Game 5: Sunday, vs. Oklahoma State

Sunday sucks for TCU baseball. I was instantly irate when the weather deleted the prospect of midnight baseball (the best kind) and knew we’d have been better off Saturday night even after playing all day. As expected, Schlossnagle’s sluggers were sloppy to start. OK State scored four runs between the first two innings thanks in large part to fielding errors that had seemed largely absent in earlier tournament tiffs. TCU turned aggressive base-running and a slew of singles into four runs to tie the game by the end of the fourth inning. Wolfe continued anchoring the offense with an RBI double in the sixth to put his Froggies ahead by a run before surrendering the lead in the bottom of the inning thanks to another fielding error. Both squads logged only one hit each before extra innings were required to resolve the 5-5 elimination semifinal. The top of the 10th looked promising for the purple after Henry hit a leadoff homer. Unfortunately, his brethren squandered additional opportunities by grounding into a double play and then striking out and stranding a runner in scoring position.
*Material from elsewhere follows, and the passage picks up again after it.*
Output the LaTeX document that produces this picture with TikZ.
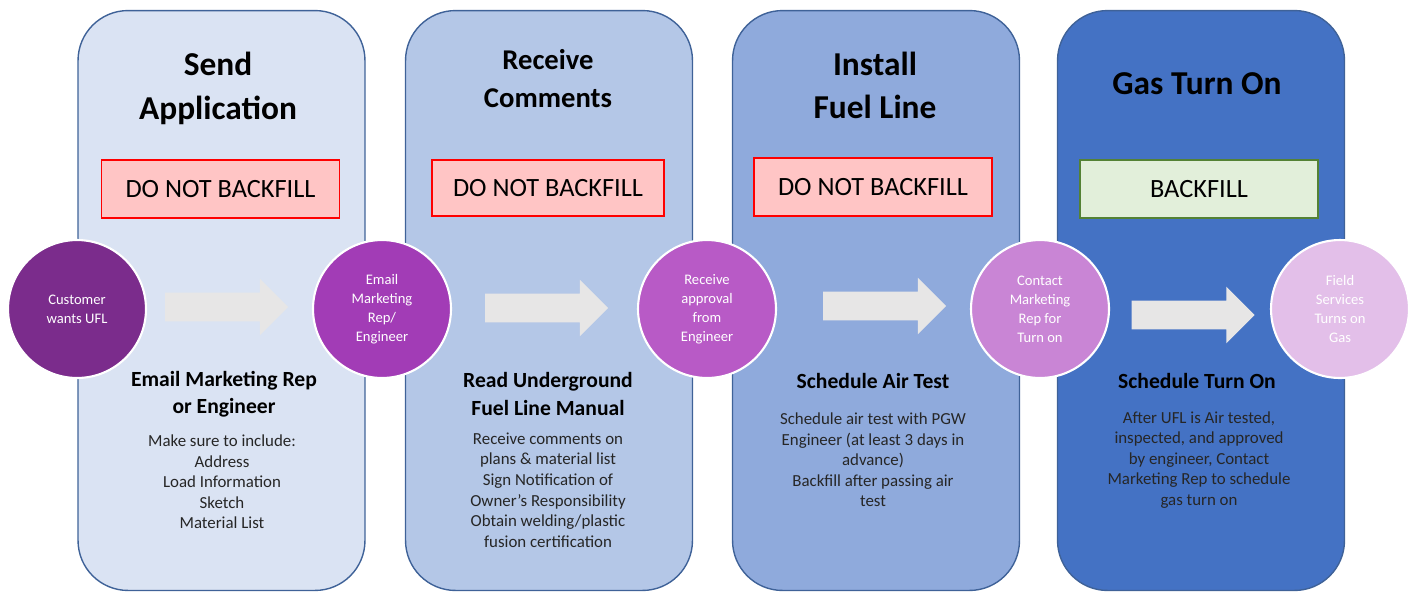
\documentclass[tikz,border=0pt]{standalone}
\usepackage{fontspec}
\setmainfont{Carlito}
\usetikzlibrary{shapes.arrows,calc}
\definecolor{paneA}{HTML}{DAE3F3}
\definecolor{paneB}{HTML}{B4C7E7}
\definecolor{paneC}{HTML}{8FAADC}
\definecolor{paneD}{HTML}{4472C4}
\definecolor{paneline}{HTML}{3F6298}
\definecolor{stopfill}{HTML}{FFC5C5}
\definecolor{gofill}{HTML}{E2EFDA}
\definecolor{goline}{HTML}{548235}
\definecolor{stepA}{HTML}{7B2C8C}
\definecolor{stepB}{HTML}{A23CB6}
\definecolor{stepC}{HTML}{B85AC6}
\definecolor{stepD}{HTML}{C985D5}
\definecolor{stepE}{HTML}{E3BFE9}
\definecolor{arrowfill}{HTML}{E7E6E6}
\definecolor{bodytext}{HTML}{262626}
\tikzset{
  panel/.style={draw=paneline, line width=0.8pt, rounded corners=1cm,
    minimum width=5.74cm, minimum height=11.6cm},
  stage/.style={circle, draw=white, line width=1.2pt, minimum size=2.76cm,
    inner sep=0pt, text=white, align=center, font=\fontsize{8.3}{10.8}\selectfont},
  stopbox/.style={draw=red, line width=0.8pt, fill=stopfill,
    minimum width=4.76cm, minimum height=1.16cm, font=\fontsize{15}{18}\selectfont},
  gobox/.style={stopbox, draw=goline, fill=gofill},
  heading/.style={align=center, font=\fontsize{19}{25}\selectfont\bfseries},
  subhead/.style={align=center, font=\fontsize{12.3}{15.4}\selectfont\bfseries},
  body/.style={align=center, text=bodytext, font=\fontsize{9.6}{11.7}\selectfont},
  blockarrow/.style={single arrow, fill=arrowfill, draw=none, inner xsep=0pt,
    inner ysep=0.28cm, single arrow head extend=0.28cm, minimum height=2.46cm}
}
\begin{document}
\begin{tikzpicture}[x=0.02cm, y=-0.02cm]
\useasboundingbox (0,0) rectangle (1412,593);
% the four stages
\node[panel, fill=paneA] (p1) at (221.5,300.5) {};
\node[panel, fill=paneB] (p2) at (549,300.5) {};
\node[panel, fill=paneC] (p3) at (876,300.5) {};
\node[panel, fill=paneD] (p4) at (1201,300.5) {};
\node[heading] (t1) at (218,88) {Send\\Application};
\node[heading, font=\fontsize{16.3}{21.6}\selectfont\bfseries] (t2) at (548,79) {Receive\\Comments};
\node[heading, font=\fontsize{19}{24.5}\selectfont\bfseries] (t3) at (875,85) {Install\\Fuel Line};
\node[heading] (t4) at (1197,84) {Gas Turn On};
\node[stopbox] (b1) at (220.5,189) {DO NOT BACKFILL};
\node[stopbox, minimum width=4.64cm, minimum height=1.12cm] (b2) at (548,188) {DO NOT BACKFILL};
\node[stopbox] (b3) at (873,187) {DO NOT BACKFILL};
\node[gobox] (b4) at (1199,189) {BACKFILL};
% milestones
\node[stage, fill=stepA] (c1) at (77,309) {Customer\\wants UFL};
\node[stage, fill=stepB] (c2) at (382,309) {Email\\Marketing\\Rep/\\Engineer};
\node[stage, fill=stepC] (c3) at (707,309) {Receive\\approval\\from\\Engineer};
\node[stage, fill=stepD] (c4) at (1040,309) {Contact\\Marketing\\Rep for\\Turn on};
\node[stage, fill=stepE] (c5) at (1340,309) {Field\\Services\\Turns on\\Gas};
\node[blockarrow] (a1) at ($(c1)!0.5!(c2)+(-10,-2)$) {};
\node[blockarrow] (a2) at ($(c2)!0.5!(c3)+(-5,-1)$) {};
\node[blockarrow] (a3) at ($(c3)!0.5!(c4)+(4,-3)$) {};
\node[blockarrow] (a4) at ($(c4)!0.5!(c5)+(-4,6)$) {};
% what to do
\node[subhead] (s1) at (224,394) {Email Marketing Rep\\or Engineer};
\node[subhead] (s2) at (548,394) {Read Underground\\Fuel Line Manual};
\node[subhead] (s3) at (873,381) {Schedule Air Test};
\node[subhead] (s4) at (1197,381) {Schedule Turn On};
\node[body] (d1) at (222,482) {Make sure to include:\\Address\\Load Information\\Sketch\\Material List};
\node[body] (d2) at (548,490) {Receive comments on\\plans \& material list\\Sign Notification of\\Owner's Responsibility\\Obtain welding/plastic\\fusion certification};
\node[body] (d3) at (873,460) {Schedule air test with PGW\\Engineer (at least 3 days in\\advance)\\Backfill after passing air\\test};
\node[body] (d4) at (1199,460) {After UFL is Air tested,\\inspected, and approved\\by engineer, Contact\\Marketing Rep to schedule\\gas turn on};
\end{tikzpicture}
\end{document}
Christian Funk (an Okie batter, not a music genre) inflicted instant damage via a single-turned-triple due to yet another Frog fielding error. The Cowboys walked off in extra innings and eliminated the five-error Frogs 11-10. The Cowboys advanced and beat West Virginia to win the tournament. 

Toad to Omaha?

Big 12 bracketologists prognosticated the Frogs would need to win the conference tournament to be selected to appear in a regional. Luckily, the experts were wrong. Frog baseball is likely the only program that receives the benefit of the doubt because of their long-term success. Third-seeded TCU will face the Cal Golden Bears in the Fayetteville regional on Friday. A four-team regional tourney favors our Frogs more than the prolonged conference tournament. Solid starting pitching along with confident bats provide an opportunity for Schlossnagle to reappear at a super-regional in an otherwise downtrodden season.